If you attend a farmers market in Chippewa Falls, Eau Claire, or some other nearby city, you’re likely to come across a table selling jugs of maple syrup. This is the booth of Abe’s Sugar Bush, and behind the table you’ll likely find Harold Aebly.
Anyone who grew up in Northern Wisconsin probably has some experience making maple syrup. Maybe you had an enthusiastic relative who made hundreds of gallons a year, or perhaps you decided to make a batch yourself as a school project.
There’s something romantic about tapping trees and harvesting sap. Sap usually runs in late February or early March, so it’s already a festive time of year. Warm temperatures are returning, and after the deep freeze of January, it’s a relief to get back to warmer days and see the snow start to melt.
Everybody who has ever made maple syrup always comes to the same conclusion: it’s a lot of work. Today, we have easy access to hundreds of sweet treats. However, it’s interesting to think that if our grandparents and great grandparents wanted a taste of something sweet, maple syrup was one of their best choices.
If you find Aebly at one of the farmers markets, he’d be delighted to talk with you about the process of making maple syrup. His table is sure to be decorated with informative fliers and photos.
The short explanation is that you collect sap and boil it. Aebly says the ratio is 40 to 1, which means you have to harvest 40 gallons of sap to get a single gallon of maple syrup. Aebly said he usually makes around 115 gallons of syrup for the summer and sells it all by the time the farmers markets start closing down in October.
Aebly offered a wonderful anecdote about how his business got its name.
The name comes from my high school teacher. In the wood shop he made a mistake on my bill for the wood I used. He was charging me too little. I corrected him so he started calling me honest Abe (my last name is pronounced with a short "a" but the English pronounce it with along "A"). While I was in the service I dropped the honest and kept "Abe" as my nick name—Harold Aebly
The business card for Abe’s Sugar Bush reads “produced by a disabled vet,” so I’d like to thank Harold Aebly for his service. A quart of his maple syrup is priced at $18.00.

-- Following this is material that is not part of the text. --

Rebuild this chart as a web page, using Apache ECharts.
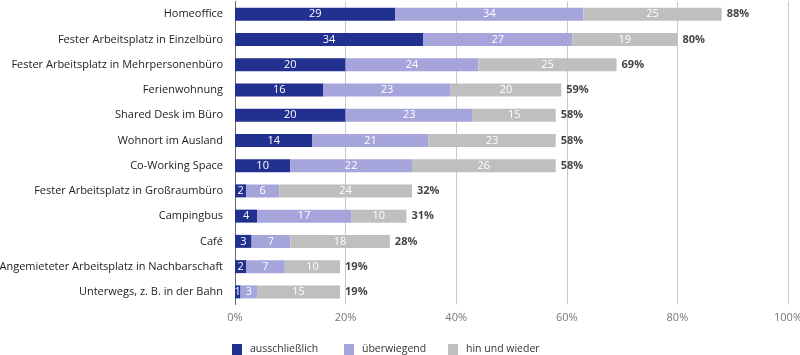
<!DOCTYPE html>
<html>
<head>
<meta charset="utf-8">
<script src="https://cdn.jsdelivr.net/npm/echarts@6/dist/echarts.min.js"></script>
<style>html,body{margin:0;padding:0;background:#fff}#c{width:800px;height:355px}</style>
</head>
<body>
<div id="c"></div>
<script>
const categories = [
  "Homeoffice",
  "Fester Arbeitsplatz in Einzelbüro",
  "Fester Arbeitsplatz in Mehrpersonenbüro",
  "Ferienwohnung",
  "Shared Desk im Büro",
  "Wohnort im Ausland",
  "Co-Working Space",
  "Fester Arbeitsplatz in Großraumbüro",
  "Campingbus",
  "Café",
  "Angemieteter Arbeitsplatz in Nachbarschaft",
  "Unterwegs, z. B. in der Bahn"
];
const ausschliesslich = [29, 34, 20, 16, 20, 14, 10, 2, 4, 3, 2, 1];
const ueberwiegend   = [34, 27, 24, 23, 23, 21, 22, 6, 17, 7, 7, 3];
const hinUndWieder   = [25, 19, 25, 20, 15, 23, 26, 24, 10, 18, 10, 15];
const totals         = [88, 80, 69, 59, 58, 58, 58, 32, 31, 28, 19, 19];
const seriesNames = ["ausschließlich", "überwiegend", "hin und wieder"];
const xTicks = [0, 20, 40, 60, 80, 100];

const FONT = "Open Sans";
const colors = ["#22308f", "#a5a5dc", "#bfbfbf"];
const legendLefts = [227, 339, 443];

function barSeries(name, data, color) {
  return {
    name: name, type: "bar", stack: "s", data: data, barWidth: 13,
    itemStyle: { color: color },
    label: { show: true, position: "inside", color: "#fff", fontSize: 11, fontFamily: FONT },
    emphasis: { disabled: true }
  };
}

const chart = echarts.init(document.getElementById("c"), null, { renderer: "canvas" });
chart.setOption({
  animation: false,
  textStyle: { fontFamily: FONT },
  grid: { left: 235, right: 12, top: 1.5, height: 303, containLabel: false, outerBoundsMode: "none" },
  legend: seriesNames.map((n, i) => ({
    data: [n], left: legendLefts[i], top: 339, itemWidth: 10, itemHeight: 11,
    icon: "rect", selectedMode: false,
    textStyle: { fontSize: 10.5, color: "#333", fontFamily: FONT, padding: [0, 0, 0, 3] }
  })),
  xAxis: {
    type: "value", min: xTicks[0], max: xTicks[xTicks.length - 1], interval: 20,
    axisLine: { show: false }, axisTick: { show: false },
    axisLabel: { formatter: "{value}%", color: "#777", fontSize: 11, margin: 8, fontFamily: FONT },
    splitLine: { show: true, lineStyle: { color: "#c8c8c8", width: 1 } }
  },
  yAxis: {
    type: "category", data: categories, inverse: true,
    axisTick: { show: false },
    axisLine: { show: true, lineStyle: { color: "#666", width: 1 } },
    axisLabel: { color: "#222", fontSize: 11, margin: 12, fontFamily: FONT }
  },
  series: [
    barSeries(seriesNames[0], ausschliesslich, colors[0]),
    barSeries(seriesNames[1], ueberwiegend, colors[1]),
    barSeries(seriesNames[2], hinUndWieder, colors[2]),
    {
      name: "total", type: "scatter", symbolSize: 0,
      data: totals.map((t, i) => [t, categories[i]]),
      label: {
        show: true, position: "right", distance: 5,
        formatter: p => p.value[0] + "%",
        color: "#111", fontSize: 11, fontWeight: "bold", fontFamily: FONT
      },
      emphasis: { disabled: true }, silent: true
    }
  ]
});
</script>
</body>
</html>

There really is no substitute for authentic maple syrup. The next time you’re at your local farmers market, be on the lookout for Aebly. Locally produced maple syrup is a special treat. When the sap starts running in February, you call up your old friends to come and help with the harvest. Then, when the summer comes, you get to make new friends while selling the final product. It sounds like a marvelous way to live.
A regional product made with care and affection for the local community is what the farmers market is all about.